Linear Temporal Stability Analysis of Dual Solutions for a Ti-Alloy Nanofluid with Inclined MHD and Joule Effects: Flow Separation

Abstract

The impacts of tilted magnetic field and Joule heating on a Ti-alloy nanofluid towards an exponentially permeable stretching/shrinking surface have been looked into in this article. The Tiwari and Das model is adopted for the nanofluid where water is taken as the base fluid and Ti-alloy as the nanoparticles. The dual solutions of the resultant non-dimensional flow equations are evaluated using Shooting and 4th order Runge-Kutta methods and then linear temporal stability analysis is conducted to verify its stability through the smallest eigenvalue approach. The graphical representation of the results for the Ti-alloy/water nanofluid is presented to illustrate interesting features and its stability in the presence of physically effective parameters like inclined magnetic, Joule, volume fraction, and suction parameters. Outcomes of the numerical findings indicate that the dual/multiple solutions are possible only within the limited range of inclined magnetic and suction parameters.

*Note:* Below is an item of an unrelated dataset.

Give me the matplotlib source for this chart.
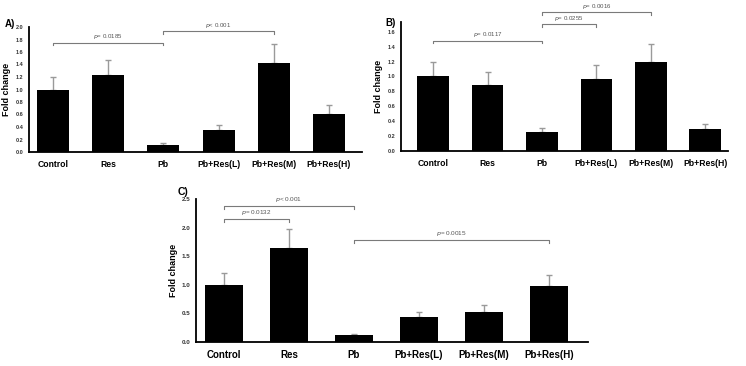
import numpy as np
import matplotlib
matplotlib.use("Agg")
import matplotlib.pyplot as plt

plt.rcParams['font.family'] = ['Liberation Sans', 'DejaVu Sans']

groups = ["Control", "Res", "Pb", "Pb+Res(L)", "Pb+Res(M)", "Pb+Res(H)"]

a_vals = [1.00, 1.23, 0.12, 0.35, 1.43, 0.61]
a_err = [0.20, 0.25, 0.03, 0.08, 0.30, 0.14]
a_ticks = [0.0, 0.2, 0.4, 0.6, 0.8, 1.0, 1.2, 1.4, 1.6, 1.8, 2.0]
a_brackets = [(0, 2, 1.75, "= 0.0185"), (2, 4, 1.93, "< 0.001")]

b_vals = [1.00, 0.88, 0.25, 0.96, 1.19, 0.30]
b_err = [0.20, 0.18, 0.06, 0.20, 0.24, 0.06]
b_ticks = [0.0, 0.2, 0.4, 0.6, 0.8, 1.0, 1.2, 1.4, 1.6]
b_brackets = [(0, 2, 1.48, "= 0.0117"), (2, 3, 1.70, "= 0.0255"), (2, 4, 1.86, "= 0.0016")]

c_vals = [1.00, 1.65, 0.12, 0.43, 0.52, 0.98]
c_err = [0.20, 0.33, 0.02, 0.09, 0.12, 0.20]
c_ticks = [0.0, 0.5, 1.0, 1.5, 2.0, 2.5]
c_brackets = [(0, 1, 2.15, "= 0.0132"), (0, 2, 2.38, "< 0.001"), (2, 5, 1.78, "= 0.0015")]

W, H = 746, 366
fig = plt.figure(figsize=(W / 100, H / 100), dpi=100)


def px_axes(left, top, right, bottom):
    return fig.add_axes([left / W, 1 - bottom / H, (right - left) / W, (bottom - top) / H])


def panel(ax, vals, err, ticks, ymax, xlim, brackets, fs_x, fs_y, fs_lab, fs_p):
    x = np.arange(len(groups))
    ax.bar(x, vals, width=0.58, color="black", zorder=2)
    ax.errorbar(x, vals, yerr=[np.zeros(len(vals)), err], fmt="none",
                ecolor="#9a9a9a", elinewidth=1.0, capsize=2.2, capthick=1.0, zorder=1)
    ax.set_xlim(*xlim)
    ax.set_ylim(0, ymax)
    ax.set_xticks(x)
    ax.set_xticklabels(groups, fontsize=fs_x, fontweight="bold")
    ax.set_yticks(ticks)
    ax.set_yticklabels(["%.1f" % t for t in ticks], fontsize=fs_y, fontweight="bold", color="#333333")
    ax.tick_params(axis="both", length=0, pad=4)
    ax.tick_params(axis="x", pad=6)
    for s in ["top", "right"]:
        ax.spines[s].set_visible(False)
    for s in ["left", "bottom"]:
        ax.spines[s].set_linewidth(1.3)
    ax.set_ylabel("Fold change", fontsize=fs_lab, fontweight="bold", labelpad=3)
    d = ymax * 0.02
    for i0, i1, yb, txt in brackets:
        ax.plot([i0, i0, i1, i1], [yb - d, yb, yb, yb - d], color="#7a7a7a", lw=0.8, clip_on=False)
        ax.text((i0 + i1) / 2, yb + ymax * 0.012, "$p$" + txt, ha="center", va="bottom",
                fontsize=fs_p, color="#555555")
    return ax


axA = px_axes(29, 27, 362, 152)
panel(axA, a_vals, a_err, a_ticks, 2.0, (-0.435, 5.6), a_brackets, 6.2, 4.0, 6.5, 4.4)
fig.text(5 / W, 1 - 24 / H, "A)", fontsize=7, fontweight="bold", va="center")

axB = px_axes(401, 22, 728, 151)
panel(axB, b_vals, b_err, b_ticks, 1.73, (-0.59, 5.42), b_brackets, 6.2, 4.0, 6.5, 4.4)
fig.text(385 / W, 1 - 23 / H, "B)", fontsize=7, fontweight="bold", va="center")

axC = px_axes(196, 199, 588, 342)
panel(axC, c_vals, c_err, c_ticks, 2.5, (-0.43, 5.6), c_brackets, 7.0, 4.5, 6.5, 4.6)
fig.text(178 / W, 1 - 192 / H, "C)", fontsize=7.5, fontweight="bold", va="center")

fig.savefig("out.png", dpi=100)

Through eigenvalue patterns, it is noticed that the 1st solution is realistic and stable while the 2nd solution is unreliable for each combination. In addition, the streamlines are also displayed to visualize the flow patterns of the Ti-alloy nanofluid. Also, the flow separation point is found in between the shrinking and stretching regions. Finally, the delay of boundary layer separation is pointed out with the enhancing values of volume fraction of Ti-alloy nanoparticles and magnetic parameter in the presence of suction. This kind of analysis performs a very crucial role in the medical sector, aerodynamics and space sciences.